| Exercise details |
Transcribe every line from the top down to the line with "const barStepsB = [0.016, 0.032, 0.048, 0.064, 0.08];", both ends included, but not the pictures.

| Data |
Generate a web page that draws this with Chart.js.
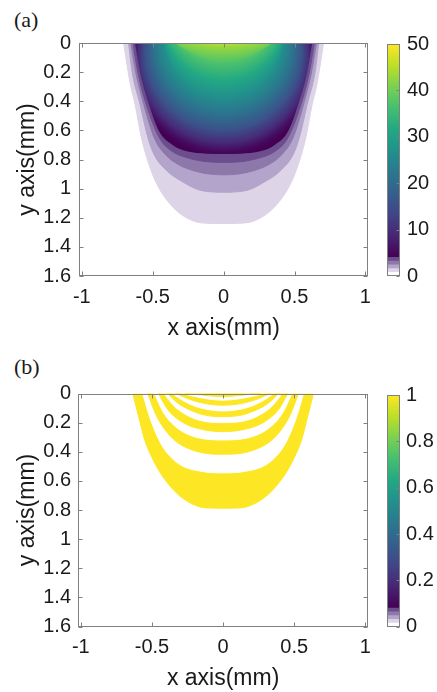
<!DOCTYPE html>
<html>
<head>
<meta charset="utf-8">
<script src="https://cdn.jsdelivr.net/npm/chart.js@4.4.1/dist/chart.umd.min.js"></script>
<style>
  body { margin: 0; background: #fff; }
  #wrap { position: relative; width: 437px; height: 692px; }
  canvas { position: absolute; }
  .tag { position: absolute; font: 22px "Liberation Serif", "Times New Roman", serif; color: #1a1a1a; line-height: 22px; }
</style>
</head>
<body>
<div id="wrap">
  <div class="tag" style="left:14px;top:9px">(a)</div>
  <canvas id="mainA" width="380" height="345" style="left:0;top:0"></canvas>
  <canvas id="barA" width="57" height="345" style="left:380px;top:0"></canvas>
  <div class="tag" style="left:14px;top:356px">(b)</div>
  <canvas id="mainB" width="380" height="347" style="left:0;top:345px"></canvas>
  <canvas id="barB" width="57" height="347" style="left:380px;top:345px"></canvas>
</div>
<script>
// axis ticks
const xTicks = [-1, -0.5, 0, 0.5, 1];
const yTicks = [0, 0.2, 0.4, 0.6, 0.8, 1, 1.2, 1.4, 1.6];
const barTicksA = [0, 10, 20, 30, 40, 50];
const barTicksB = [0, 0.2, 0.4, 0.6, 0.8, 1];

// colour bar steps below the continuous ramp
const barStepsA = [0.8, 1.6, 2.4, 3.2, 4];
const barStepsB = [0.016, 0.032, 0.048, 0.064, 0.08];

// (a) band edges, [half width, depth] in mm, surface down to the centre line
const edgeA08 = [[0.705, 0], [0.68, 0.16], [0.655, 0.3], [0.625, 0.42], [0.58, 0.65], [0.51, 0.88], [0.454, 1.0], [0.374, 1.11], [0.295, 1.18], [0.205, 1.225], [0.11, 1.238], [0, 1.24]];
const edgeA16 = [[0.671, 0], [0.645, 0.2], [0.59, 0.42], [0.534, 0.65], [0.49, 0.767], [0.397, 0.88], [0.295, 0.95], [0.18, 1.007], [0.09, 1.022], [0, 1.025]];
const edgeA24 = [[0.655, 0], [0.62, 0.2], [0.564, 0.42], [0.49, 0.65], [0.41, 0.767], [0.317, 0.836], [0.2, 0.88], [0.1, 0.9], [0, 0.905]];
const edgeA32 = [[0.64, 0], [0.605, 0.2], [0.546, 0.42], [0.454, 0.65], [0.363, 0.744], [0.25, 0.79], [0.12, 0.815], [0, 0.82]];
const edgeA40 = [[0.625, 0], [0.59, 0.2], [0.527, 0.42], [0.454, 0.607], [0.363, 0.698], [0.26, 0.744], [0.12, 0.76], [0, 0.762]];

// (a) values along the centre line inside the 4.0 edge
const centreDepthA = [0, 0.05, 0.15, 0.27, 0.38, 0.5, 0.61, 0.7, 0.755];
const centreValueA = [50, 43, 37, 31.5, 27, 21.5, 15.5, 9.5, 5.5];

// (b) band edges, outermost first, and the value inside each edge
const bandValuesB = [1, 0, 1, 0, 1, 0, 1, 0, 1, 0, 1];
const edgeB1 = [[0.635, 0], [0.586, 0.19], [0.551, 0.32], [0.5, 0.44], [0.44, 0.548], [0.348, 0.663], [0.268, 0.73], [0.17, 0.777], [0.08, 0.787], [0, 0.788]];
const edgeB2 = [[0.565, 0], [0.52, 0.15], [0.46, 0.3], [0.4, 0.4], [0.3, 0.49], [0.15, 0.535], [0, 0.545]];
const edgeB3 = [[0.53, 0], [0.47, 0.15], [0.4, 0.26], [0.33, 0.33], [0.25, 0.375], [0.13, 0.41], [0, 0.417]];
const edgeB4 = [[0.483, 0], [0.42, 0.13], [0.36, 0.205], [0.28, 0.265], [0.17, 0.305], [0, 0.319]];
const edgeB5 = [[0.455, 0], [0.39, 0.11], [0.32, 0.175], [0.24, 0.22], [0.12, 0.252], [0, 0.262]];
const edgeB6 = [[0.415, 0], [0.35, 0.08], [0.27, 0.14], [0.16, 0.185], [0, 0.2]];
const edgeB7 = [[0.39, 0], [0.32, 0.065], [0.24, 0.11], [0.13, 0.148], [0, 0.159]];
const edgeB8 = [[0.355, 0], [0.28, 0.05], [0.19, 0.09], [0.09, 0.113], [0, 0.12]];
const edgeB9 = [[0.33, 0], [0.25, 0.035], [0.16, 0.062], [0.07, 0.077], [0, 0.08]];
const edgeB10 = [[0.29, 0], [0.2, 0.02], [0.1, 0.038], [0, 0.046]];
const edgeB11 = [[0.26, 0], [0.15, 0.01], [0, 0.022]];

// colours
const viridis = ['#440154', '#482475', '#414487', '#355f8d', '#2a788e', '#21918c', '#22a884', '#44bf70', '#7ad151', '#bddf26', '#fde725'];
const lightSteps = ['#ffffff', '#ddd4e7', '#b3a4cb', '#8e78aa', '#6c4e8e'];
const frameColour = '#808080';
const textColour = '#1a1a1a';

Chart.defaults.font.family = '"Liberation Sans", Arial, sans-serif';
Chart.defaults.font.size = 20;
Chart.defaults.color = textColour;

function hexRgb(h) {
  return [1, 3, 5].map(i => parseInt(h.slice(i, i + 2), 16));
}

// f in [0, 1] -> viridis colour
function ramp(f) {
  f = Math.min(Math.max(f, 0), 1) * (viridis.length - 1);
  const i = Math.min(Math.floor(f), viridis.length - 2);
  const a = hexRgb(viridis[i]), b = hexRgb(viridis[i + 1]);
  const t = f - i;
  const c = a.map((v, k) => Math.round(v + (b[k] - v) * t));
  return `rgb(${c[0]},${c[1]},${c[2]})`;
}

const rampLowA = barStepsA[barStepsA.length - 1];
const colourA = v => ramp((v - rampLowA) / (50 - rampLowA));

// edge profile -> closed U outline, left wall, bottom, right wall
function edgePoints(edge) {
  const left = edge.map(([w, d]) => ({x: -w, y: d}));
  const right = edge.slice(0, -1).reverse().map(([w, d]) => ({x: w, y: d}));
  return left.concat(right);
}

function band(edge, colour) {
  return {
    data: edgePoints(edge),
    fill: 'shape',
    backgroundColor: colour,
    borderColor: colour,
    borderWidth: 1,
    pointRadius: 0,
    cubicInterpolationMode: 'monotone'
  };
}

// Radial ramp between an outer and an inner circle on x = 0 (centre depth, radius in mm).
// The gradient starts on the outer circle so the larger circles never sweep over the core.
// Upper pieces are clear outside their outer circle and sit on top of the lower ones.
function ringFill(cOut, rOut, cIn, rIn, upper) {
  const dOut = cOut + rOut, dIn = cIn + rIn;
  return ctx => {
    const chart = ctx.chart;
    const xs = chart.scales.x, ys = chart.scales.y;
    if (!xs || !ys || !chart.chartArea) return 'transparent';
    const k = xs.getPixelForValue(1) - xs.getPixelForValue(0);
    const cx = xs.getPixelForValue(0);
    const g = chart.ctx.createRadialGradient(cx, ys.getPixelForValue(cOut), rOut * k, cx, ys.getPixelForValue(cIn), rIn * k);
    const stops = [];
    centreDepthA.forEach((d, i) => {
      if (d <= dOut + 1e-6 && d >= dIn - 1e-6) stops.push([(dOut - d) / (dOut - dIn), colourA(centreValueA[i])]);
    });
    stops.sort((p, q) => p[0] - q[0]);
    if (upper) {
      g.addColorStop(0, 'rgba(255,255,255,0)');
      g.addColorStop(0, stops[0][1]);
    } else {
      g.addColorStop(0, colourA(rampLowA));
    }
    stops.forEach(([t, c]) => g.addColorStop(Math.min(Math.max(t, 0), 1), c));
    return g;
  };
}

function shade(edge, fillFn) {
  return {
    data: edgePoints(edge),
    fill: 'shape',
    backgroundColor: fillFn,
    borderColor: 'transparent',
    borderWidth: 0,
    pointRadius: 0,
    cubicInterpolationMode: 'monotone'
  };
}

// axes box with inward ticks
const framePlugin = {
  id: 'frame',
  afterDraw(chart, args, o) {
    const {ctx, chartArea: a, scales} = chart;
    const L = Math.round(a.left) + 0.5, R = Math.round(a.right) - 0.5;
    const T = Math.round(a.top) + 0.5, B = Math.round(a.bottom) - 0.5;
    ctx.save();
    ctx.strokeStyle = o.color;
    ctx.lineWidth = 1;
    ctx.strokeRect(L, T, R - L, B - T);
    ctx.beginPath();
    if (o.xTicks) {
      for (const t of scales.x.ticks) {
        const p = Math.round(scales.x.getPixelForValue(t.value)) + 0.5;
        ctx.moveTo(p, B); ctx.lineTo(p, B - o.len);
        ctx.moveTo(p, T); ctx.lineTo(p, T + o.len);
      }
    }
    for (const t of scales.y.ticks) {
      const p = Math.round(scales.y.getPixelForValue(t.value)) + 0.5;
      if (o.left) { ctx.moveTo(L, p); ctx.lineTo(L + o.len, p); }
      ctx.moveTo(R, p); ctx.lineTo(R - o.len, p);
    }
    ctx.stroke();
    ctx.restore();
  }
};

const noGrid = {display: false, drawTicks: false};

function mainChart(id, datasets, g) {
  return new Chart(document.getElementById(id), {
    type: 'line',
    data: {datasets},
    options: {
      responsive: false,
      animation: false,
      events: [],
      layout: {padding: {top: g.top, right: g.right, left: 0, bottom: 0}},
      plugins: {
        legend: {display: false},
        tooltip: {enabled: false},
        frame: {color: frameColour, len: 4, xTicks: true, left: true}
      },
      scales: {
        x: {
          type: 'linear', min: -1.02, max: 1.02,
          afterBuildTicks: s => { s.ticks = xTicks.map(value => ({value})); },
          afterFit: s => { s.height = g.xHeight; },
          grid: noGrid,
          border: {display: false},
          ticks: {padding: g.xPad, autoSkip: false, maxRotation: 0, callback: v => String(v)},
          title: {display: true, text: 'x axis(mm)', font: {size: 23}, padding: {top: 0, bottom: g.xTitlePad}}
        },
        y: {
          type: 'linear', reverse: true, min: 0, max: 1.6,
          afterBuildTicks: s => { s.ticks = yTicks.map(value => ({value})); },
          afterFit: s => { s.width = g.yWidth; },
          grid: noGrid,
          border: {display: false},
          ticks: {padding: g.yPad, autoSkip: false, callback: v => String(v)},
          title: {display: true, text: 'y axis(mm)', font: {size: 23}, padding: {top: 14, bottom: 0}}
        }
      }
    },
    plugins: [framePlugin]
  });
}

function colourBar(id, steps, max, ticks, g) {
  const datasets = steps.map((hi, i) => ({
    data: [[i === 0 ? 0 : steps[i - 1], hi]],
    backgroundColor: lightSteps[i]
  }));
  const lo = steps[steps.length - 1];
  datasets.push({
    data: [[lo, max]],
    backgroundColor: ctx => {
      const chart = ctx.chart, ys = chart.scales.y;
      if (!ys || !chart.chartArea) return 'transparent';
      const grad = chart.ctx.createLinearGradient(0, ys.getPixelForValue(lo), 0, ys.getPixelForValue(max));
      viridis.forEach((c, i) => grad.addColorStop(i / (viridis.length - 1), c));
      return grad;
    }
  });
  return new Chart(document.getElementById(id), {
    type: 'bar',
    data: {labels: [''], datasets},
    options: {
      responsive: false,
      animation: false,
      events: [],
      layout: {padding: {top: g.top, bottom: g.bottom, left: 7, right: 0}},
      datasets: {bar: {barPercentage: 1, categoryPercentage: 1, grouped: false, borderWidth: 0}},
      plugins: {
        legend: {display: false},
        tooltip: {enabled: false},
        frame: {color: frameColour, len: 3, xTicks: false, left: false}
      },
      scales: {
        x: {display: false},
        y: {
          position: 'right', min: 0, max,
          afterBuildTicks: s => { s.ticks = ticks.map(value => ({value})); },
          afterFit: s => { s.width = 37; },
          grid: noGrid,
          border: {display: false},
          ticks: {padding: g.pad, autoSkip: false, callback: v => String(v)}
        }
      }
    },
    plugins: [framePlugin]
  });
}

// (a): continuous core as three radial pieces over the stepped outer bands
const datasetsA = [
  shade(edgeA40, ringFill(-0.29, 0.44, -1.25, 1.25, true)),
  shade(edgeA40, ringFill(-0.04, 0.42, -0.45, 0.45, true)),
  shade(edgeA40, ringFill(0.135, 0.655, -0.04, 0.42, false)),
  band(edgeA32, lightSteps[4]),
  band(edgeA24, lightSteps[3]),
  band(edgeA16, lightSteps[2]),
  band(edgeA08, lightSteps[1])
];
mainChart('mainA', datasetsA, {top: 43, right: 3, xHeight: 69, yWidth: 79, xPad: 9, xTitlePad: 3, yPad: 8});
colourBar('barA', barStepsA, 50, barTicksA, {top: 44, bottom: 69, pad: 7});

// (b): nested bands, innermost drawn last
const edgesB = [edgeB1, edgeB2, edgeB3, edgeB4, edgeB5, edgeB6, edgeB7, edgeB8, edgeB9, edgeB10, edgeB11];
const datasetsB = edgesB.map((e, i) => band(e, bandValuesB[i] ? viridis[viridis.length - 1] : '#ffffff')).reverse();
mainChart('mainB', datasetsB, {top: 48.5, right: 4, xHeight: 65.5, yWidth: 78, xPad: 9, xTitlePad: 0, yPad: 7});
colourBar('barB', barStepsB, 1, barTicksB, {top: 50, bottom: 65.3, pad: 6});
</script>
</body>
</html>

| Complete answer |
Generate a web page that draws this with Chart.js.
<!DOCTYPE html>
<html>
<head>
<meta charset="utf-8">
<script src="https://cdn.jsdelivr.net/npm/chart.js@4.4.1/dist/chart.umd.min.js"></script>
<style>
  body { margin: 0; background: #fff; }
  #wrap { position: relative; width: 437px; height: 692px; }
  canvas { position: absolute; }
  .tag { position: absolute; font: 22px "Liberation Serif", "Times New Roman", serif; color: #1a1a1a; line-height: 22px; }
</style>
</head>
<body>
<div id="wrap">
  <div class="tag" style="left:14px;top:9px">(a)</div>
  <canvas id="mainA" width="380" height="345" style="left:0;top:0"></canvas>
  <canvas id="barA" width="57" height="345" style="left:380px;top:0"></canvas>
  <div class="tag" style="left:14px;top:356px">(b)</div>
  <canvas id="mainB" width="380" height="347" style="left:0;top:345px"></canvas>
  <canvas id="barB" width="57" height="347" style="left:380px;top:345px"></canvas>
</div>
<script>
// axis ticks
const xTicks = [-1, -0.5, 0, 0.5, 1];
const yTicks = [0, 0.2, 0.4, 0.6, 0.8, 1, 1.2, 1.4, 1.6];
const barTicksA = [0, 10, 20, 30, 40, 50];
const barTicksB = [0, 0.2, 0.4, 0.6, 0.8, 1];

// colour bar steps below the continuous ramp
const barStepsA = [0.8, 1.6, 2.4, 3.2, 4];
const barStepsB = [0.016, 0.032, 0.048, 0.064, 0.08];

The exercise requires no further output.